Duxbury claims that there was only circumstantial evidence that an attempted sexual battery occurred, requiring the State to either rebut or introduce competent, substantial evidence that is inconsistent with Duxbury's reasonable hypotheses of innocence. Duxbury's primary hypothesis was that there was no sexual battery. Although there was no evidence of actual intercourse, the crime charged was attempted sexual battery. As discussed above, the victim had numerous abrasions on her body consistent with an attempted sexual battery, and Duxbury's DNA was found on her breasts. This was circumstantial evidence inconsistent with Duxbury's *397hypothesis of innocence, and it was sufficient evidence to allow the jury to decide the issue of guilt. See Johnson v. State , 238 So.3d 726, 742 (Fla. 2018) ("It is 'the jury's duty to determine whether the evidence is sufficient to exclude every reasonable hypothesis of innocence beyond a reasonable doubt.' " (quoting State v. Law , 559 So.2d 187, 189 (Fla. 1989) ) ).
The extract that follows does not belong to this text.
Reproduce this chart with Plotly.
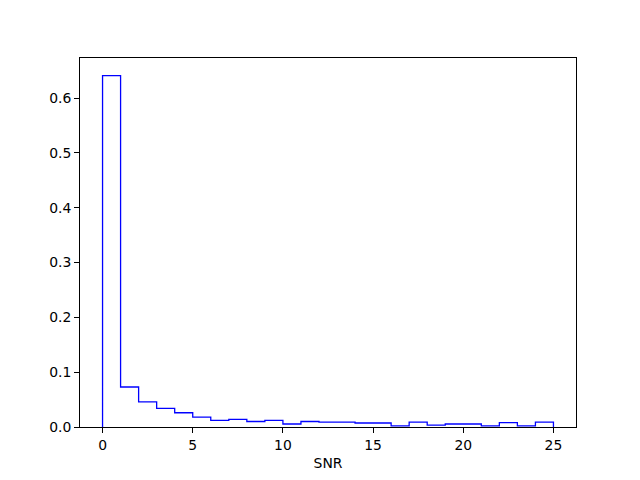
import plotly.graph_objects as go

bin_edges = list(range(0, 26))
densities = [0.641, 0.073, 0.046, 0.034, 0.026, 0.018, 0.012, 0.014, 0.010, 0.012,
             0.0055, 0.010, 0.009, 0.009, 0.0073, 0.0073, 0.002, 0.009, 0.0036, 0.0055,
             0.0055, 0.002, 0.008, 0.002, 0.009]
x_ticks = [0, 5, 10, 15, 20, 25]
y_ticks = [0.0, 0.1, 0.2, 0.3, 0.4, 0.5, 0.6]

xs = [bin_edges[0]] + bin_edges[:-1] + [bin_edges[-1]]
ys = [0] + densities + [0]

fig = go.Figure(go.Scatter(x=xs, y=ys, mode="lines", line=dict(color="blue", width=1.3, shape="hv"),
                           hoverinfo="skip", showlegend=False))

axis_common = dict(showgrid=False, zeroline=False, showline=True, linecolor="black", linewidth=1,
                   mirror=True, ticks="outside", ticklen=5, tickwidth=1, tickcolor="black",
                   automargin=False,
                   tickfont=dict(family="DejaVu Sans", size=13.9, color="black"))
ymax = max(densities)
fig.update_xaxes(range=[-1.25, 26.25], tickvals=x_ticks, title=dict(text="SNR", standoff=6,
                 font=dict(family="DejaVu Sans", size=13.9, color="black")), **axis_common)
fig.update_yaxes(range=[0, ymax * 1.05], tickvals=y_ticks, tickformat=".1f", **axis_common)
fig.update_layout(width=624, height=464, margin=dict(l=72, r=56, t=50, b=45),
                  paper_bgcolor="white", plot_bgcolor="white")
fig.write_html("out.html")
Duxbury's alternative hypothesis of innocence was that perhaps the victim had invited him into her apartment where they had consensual sex.6 That hypothesis contradicts Duxbury's argument that there was no evidence the victim had engaged in consensual or forced sex. Additionally, that hypothesis of innocence was contradicted by Duxbury's own statements to police that the victim did not invite him into her apartment that early morning, and that he had never been in her apartment. Finally, evidence suggested that the victim was too intoxicated, with a .239 grams/deciliter blood alcohol level, to have had the capacity to consent to sex that night, which further conflicts with Duxbury's hypothesis of innocence, as does the evidence of the violence inflicted upon her.7

We find that the motion for judgment of acquittal was properly denied, as there was competent, substantial evidence to support a jury's verdict that a sexual battery with physical force had been attempted and that Duxbury was the perpetrator of that crime. "The [defendant's] conviction is supported by sufficient evidence where a rational trier of fact could find the existence of the elements of the crime beyond a reasonable doubt after viewing the evidence in the light most favorable to the State." Knight v. State , 186 So.3d 1005, 1010-12 (Fla. 2016).

For the reasons set forth above, we affirm.

AFFIRMED.

ORFINGER and GROSSHANS, JJ., concur.